(Collected data entries)
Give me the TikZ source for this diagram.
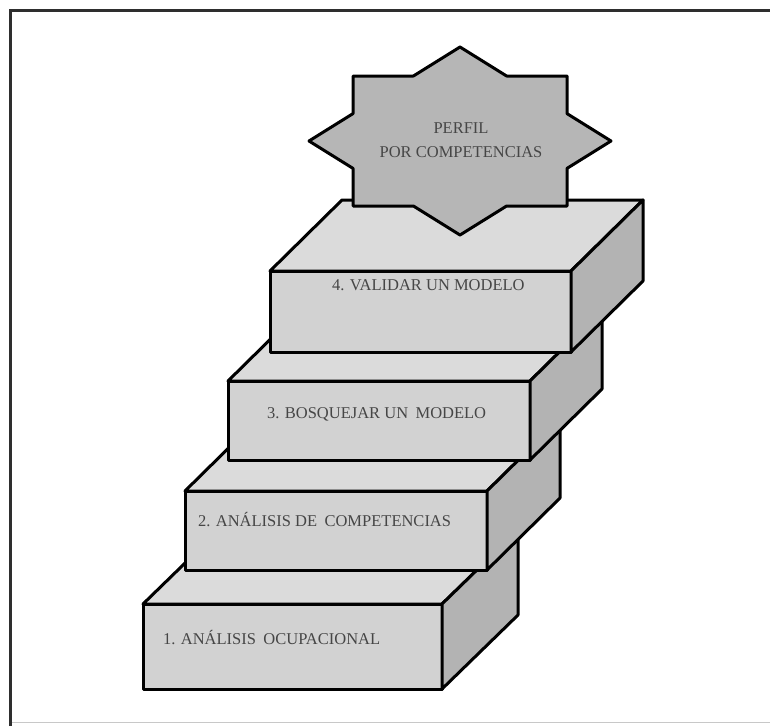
\documentclass[tikz,border=0pt]{standalone}
\usepackage{fontspec}
\setmainfont{Liberation Serif}
\definecolor{frontgray}{HTML}{D2D2D2}
\definecolor{topgray}{HTML}{DBDBDB}
\definecolor{sidegray}{HTML}{B3B3B3}
\definecolor{stargray}{HTML}{B6B6B6}
\definecolor{labelgray}{HTML}{464646}
\definecolor{framedark}{HTML}{2E2E2E}
\definecolor{framelight}{HTML}{C8C8C8}
\tikzset{
  edgeline/.style={draw=black, line width=3pt, line join=round},
  frontface/.style={edgeline, fill=frontgray, rectangle, inner sep=0pt, outer sep=0pt},
  topface/.style={edgeline, fill=topgray},
  sideface/.style={edgeline, fill=sidegray},
  starface/.style={edgeline, fill=stargray},
  lbl/.style={text=labelgray, font=\fontsize{16.5}{24}\selectfont, inner sep=0pt, outer sep=0pt},
}
% name, x, y, width, height, depth-x, depth-y (pixel units, y downward)
\newcommand{\stairblock}[7]{%
  \node[frontface, minimum width=#4pt, minimum height=#5pt, anchor=north west] (#1) at (#2,#3) {};
  \filldraw[topface] (#1.north west) -- ++(#6,-#7) -- ++(#4,0) -- (#1.north east) -- cycle;
  \filldraw[sideface] (#1.north east) -- ++(#6,-#7) -- ++(0,#5) -- (#1.south east) -- cycle;
}
\begin{document}
\begin{tikzpicture}[x=1pt, y=-1pt]
  \useasboundingbox (0,0) rectangle (770,726);
  \fill[white] (0,0) rectangle (770,726);
  % frame
  \coordinate (fr-tl) at (10.5,10.5);
  \coordinate (fr-tr) at (770,10.5);
  \coordinate (fr-bl) at (10.5,726);
  \coordinate (fr-bl2) at (10.5,722.5);
  \coordinate (fr-br) at (770,722.5);
  \draw[framelight, line width=1.5pt] (fr-bl2) -- (fr-br);
  \draw[framedark, line width=3.6pt] (fr-bl) -- (fr-tl) -- (fr-tr);
  % steps
  \stairblock{b1}{143}{604}{299}{85}{76}{74}
  \stairblock{b2}{185}{491}{302}{79}{73}{72}
  \stairblock{b3}{228}{381}{302}{79}{72}{71}
  \stairblock{b4}{270}{271}{301}{81}{72}{71}
  % star
  \coordinate (starc) at (460,141);
  \filldraw[starface] (starc)
    ++(0,-94) -- ++(46.6,29) -- ++(60.4,0) -- ++(0,37.6) -- ++(44,27.4)
    -- ++(-44,27.4) -- ++(0,37.6) -- ++(-60.4,0) -- ++(-46.6,29)
    -- ++(-46.6,-29) -- ++(-60.4,0) -- ++(0,-37.6) -- ++(-44,-27.4)
    -- ++(44,-27.4) -- ++(0,-37.6) -- ++(60.4,0) -- cycle;
  % labels
  \node[lbl, align=center] (perfil) at (461,140) {PERFIL\\POR COMPETENCIAS};
  \node[lbl, anchor=base west] (t4) at (332,290) {4. VALIDAR UN MODELO};
  \node[lbl, anchor=base west] (t3) at (267,418) {3. BOSQUEJAR UN\hspace{0.2em} MODELO};
  \node[lbl, anchor=base west] (t2) at (198,526) {2. ANÁLISIS DE\hspace{0.2em} COMPETENCIAS};
  \node[lbl, anchor=base west] (t1) at (163,644) {1. ANÁLISIS\hspace{0.2em} OCUPACIONAL};
\end{tikzpicture}
\end{document}
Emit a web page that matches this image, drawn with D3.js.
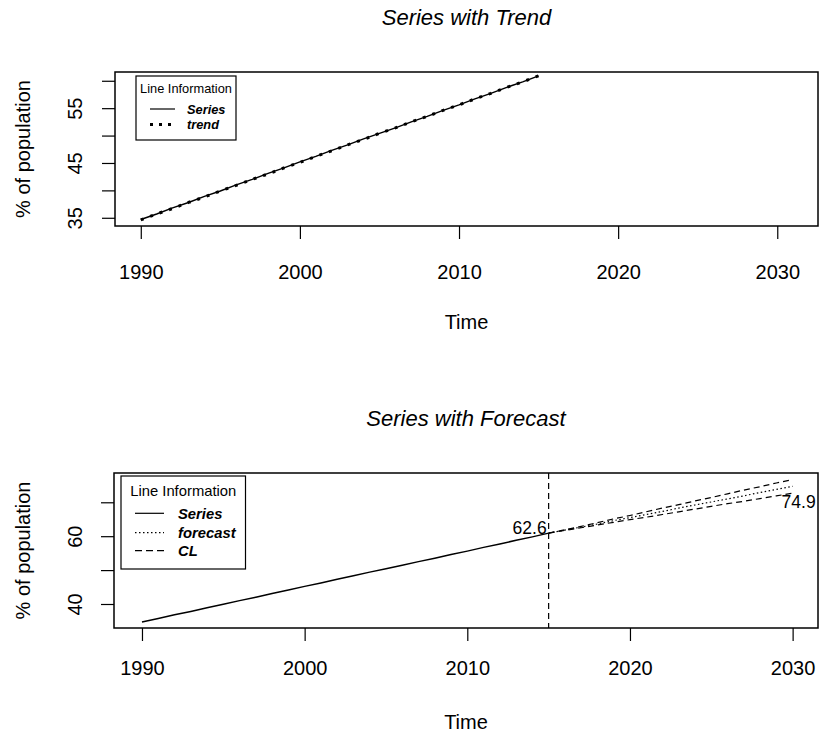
<!DOCTYPE html>
<html>
<head>
<meta charset="utf-8">
<script src="https://cdn.jsdelivr.net/npm/d3@7"></script>
<style>
  body { margin: 0; background: #fff; }
  svg { font-family: "Liberation Sans", Arial, sans-serif; }
</style>
</head>
<body>
<svg id="chart" width="820" height="736"></svg>
<script>
// --- data ---
const years = [1990,1991,1992,1993,1994,1995,1996,1997,1998,1999,2000,2001,2002,
  2003,2004,2005,2006,2007,2008,2009,2010,2011,2012,2013,2014,2015];
const series = [34.7,35.7,36.8,37.8,38.9,39.9,41.0,42.0,43.1,44.1,45.2,46.2,47.3,
  48.3,49.4,50.4,51.4,52.5,53.5,54.6,55.6,56.7,57.7,58.8,59.8,60.9];
const trend = [34.6,35.7,36.7,37.8,38.8,39.9,40.9,42.0,43.0,44.1,45.1,46.2,47.2,
  48.3,49.3,50.4,51.4,52.5,53.5,54.6,55.6,56.7,57.7,58.8,59.8,60.9];

const fcYears = [2015,2016,2017,2018,2019,2020,2021,2022,2023,2024,2025,2026,2027,2028,2029,2030];
const forecast = [60.9,61.8,62.7,63.6,64.6,65.5,66.4,67.3,68.3,69.2,70.1,71.0,71.9,72.9,73.8,74.7];
const upperCL = [60.9,61.9,62.9,64.0,65.1,66.1,67.2,68.3,69.3,70.4,71.4,72.5,73.6,74.6,75.7,76.7];
const lowerCL = [60.9,61.7,62.5,63.3,64.1,64.9,65.6,66.4,67.2,68.0,68.8,69.6,70.3,71.1,71.9,72.7];

const splitYear = 2015;
const labels = [{year: 2015, value: 62.6, text: "62.6"}, {year: 2030, value: 74.9, text: "74.9"}];

const xTicks = [1990, 2000, 2010, 2020, 2030];
const topYTicks = [35, 40, 45, 50, 55, 60];
const topYLabels = [35, 45, 55];
const botYTicks = [40, 50, 60, 70];
const botYLabels = [40, 60];

const svg = d3.select("#chart");
const tickFont = 20;

function panel(cfg) {
  const { x, y, box, title } = cfg;
  const g = svg.append("g");

  // title
  g.append("text").attr("x", (box.left + box.right) / 2).attr("y", cfg.titleY)
    .attr("text-anchor", "middle").attr("font-size", 22).attr("font-style", "italic").text(title);

  // x axis
  const xa = g.append("g").attr("transform", `translate(0,${box.bottom})`)
    .call(d3.axisBottom(x).tickValues(xTicks).tickSize(13).tickFormat(d3.format("d")));
  xa.select(".domain").attr("stroke", "none");
  xa.selectAll(".tick line").attr("stroke", "#000").attr("stroke-width", 1.2);
  xa.selectAll(".tick text").attr("font-size", tickFont).attr("font-family", null)
    .attr("y", cfg.xLabelY - box.bottom).attr("dy", null);

  // y axis
  const ya = g.append("g").attr("transform", `translate(${box.left},0)`)
    .call(d3.axisLeft(y).tickValues(cfg.yTicks).tickSize(13)
      .tickFormat(d => cfg.yLabels.includes(d) ? d : ""));
  ya.select(".domain").attr("stroke", "none");
  ya.selectAll(".tick line").attr("stroke", "#000").attr("stroke-width", 1.2);
  ya.selectAll(".tick text").attr("font-size", tickFont).attr("font-family", null)
    .attr("transform", `rotate(-90)`).attr("x", 0).attr("y", 82 - box.left).attr("dy", null)
    .attr("text-anchor", "middle");

  // box
  g.append("rect").attr("x", box.left).attr("y", box.top)
    .attr("width", box.right - box.left).attr("height", box.bottom - box.top)
    .attr("fill", "none").attr("stroke", "#000").attr("stroke-width", 1.5);

  // axis titles
  g.append("text").attr("x", (box.left + box.right) / 2).attr("y", cfg.timeY)
    .attr("text-anchor", "middle").attr("font-size", tickFont).text("Time");
  g.append("text").attr("transform", `translate(30,${(box.top + box.bottom) / 2}) rotate(-90)`)
    .attr("text-anchor", "middle").attr("font-size", tickFont).text("% of population");
  return g;
}

function legend(g, cfg) {
  const lg = g.append("g");
  lg.append("rect").attr("x", cfg.x).attr("y", cfg.y).attr("width", cfg.w).attr("height", cfg.h)
    .attr("fill", "#fff").attr("stroke", "#000").attr("stroke-width", 1.2);
  lg.append("text").attr("x", cfg.x + cfg.w / 2).attr("y", cfg.titleY).attr("text-anchor", "middle")
    .attr("font-size", cfg.fs).text("Line Information");
  cfg.items.forEach(it => {
    lg.append("line").attr("x1", cfg.lx1).attr("x2", cfg.lx2).attr("y1", it.y).attr("y2", it.y)
      .attr("stroke", "#000").attr("stroke-width", it.sw).attr("stroke-dasharray", it.dash);
    lg.append("text").attr("x", cfg.tx).attr("y", it.y + cfg.fs * 0.36).attr("font-size", cfg.fs)
      .attr("font-weight", "bold").attr("font-style", "italic").text(it.label);
  });
}

// ---------- top panel ----------
const topBox = { left: 115, right: 818, top: 72, bottom: 226 };
const x1 = d3.scaleLinear().domain([1988.38, 2032.56]).range([topBox.left, topBox.right]);
const y1 = d3.scaleLinear().domain([33.5, 61.6]).range([topBox.bottom, topBox.top]);
const g1 = panel({ x: x1, y: y1, box: topBox, title: "Series with Trend", titleY: 25,
  xLabelY: 279, timeY: 329, yTicks: topYTicks, yLabels: topYLabels });

const lineTop = d3.line().x(d => x1(d[0])).y(d => y1(d[1]));
g1.append("path").datum(years.map((yr, i) => [yr, series[i]]))
  .attr("fill", "none").attr("stroke", "#000").attr("stroke-width", 1.5).attr("d", lineTop);
g1.append("path").datum(years.map((yr, i) => [yr, trend[i]]))
  .attr("fill", "none").attr("stroke", "#000").attr("stroke-width", 3)
  .attr("stroke-dasharray", "3,7").attr("d", lineTop);

legend(g1, { x: 136, y: 76, w: 100, h: 64, titleY: 93, fs: 12.8, lx1: 150, lx2: 175, tx: 187,
  items: [{ label: "Series", y: 109, sw: 1.2, dash: null },
          { label: "trend", y: 124.5, sw: 3, dash: "3,6" }] });

// ---------- bottom panel ----------
const botBox = { left: 114, right: 818, top: 473, bottom: 628 };
const x2 = d3.scaleLinear().domain([1988.28, 2031.56]).range([botBox.left, botBox.right]);
const y2 = d3.scaleLinear().domain([32.92, 78.64]).range([botBox.bottom, botBox.top]);
const g2 = panel({ x: x2, y: y2, box: botBox, title: "Series with Forecast", titleY: 426,
  xLabelY: 675, timeY: 729, yTicks: botYTicks, yLabels: botYLabels });

const lineBot = d3.line().x(d => x2(d[0])).y(d => y2(d[1]));
g2.append("path").datum(years.map((yr, i) => [yr, series[i]]))
  .attr("fill", "none").attr("stroke", "#000").attr("stroke-width", 1.5).attr("d", lineBot);
g2.append("path").datum(fcYears.map((yr, i) => [yr, forecast[i]]))
  .attr("fill", "none").attr("stroke", "#000").attr("stroke-width", 1.2)
  .attr("stroke-dasharray", "1.5,2.5").attr("d", lineBot);
[upperCL, lowerCL].forEach(arr => {
  g2.append("path").datum(fcYears.map((yr, i) => [yr, arr[i]]))
    .attr("fill", "none").attr("stroke", "#000").attr("stroke-width", 1.2)
    .attr("stroke-dasharray", "6,4").attr("d", lineBot);
});

// vertical split line
g2.append("line").attr("x1", x2(splitYear)).attr("x2", x2(splitYear))
  .attr("y1", botBox.top).attr("y2", botBox.bottom)
  .attr("stroke", "#000").attr("stroke-width", 1.2).attr("stroke-dasharray", "6,4");

// value labels
g2.append("text").attr("x", x2(labels[0].year) - 2).attr("y", y2(labels[0].value) + 6.5)
  .attr("text-anchor", "end").attr("font-size", 17.5).text(labels[0].text);
g2.append("text").attr("x", x2(labels[1].year) + 6).attr("y", y2(labels[1].value) + 22.5)
  .attr("text-anchor", "middle").attr("font-size", 17.5).text(labels[1].text);

legend(g2, { x: 121, y: 476, w: 124.5, h: 93, titleY: 495.5, fs: 14.8, lx1: 135, lx2: 164, tx: 178,
  items: [{ label: "Series", y: 513.3, sw: 1.2, dash: null },
          { label: "forecast", y: 532.7, sw: 1.2, dash: "1.5,2.5" },
          { label: "CL", y: 550.7, sw: 1.2, dash: "7,4" }] });
</script>
</body>
</html>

## [TASK TO COMPLETE]
Select from the material above each line in which the string "with" appears, and list those lines.

## [RESPONSE]
Emit a web page that matches this image, drawn with D3.js.
const g1 = panel({ x: x1, y: y1, box: topBox, title: "Series with Trend", titleY: 25,
const g2 = panel({ x: x2, y: y2, box: botBox, title: "Series with Forecast", titleY: 426,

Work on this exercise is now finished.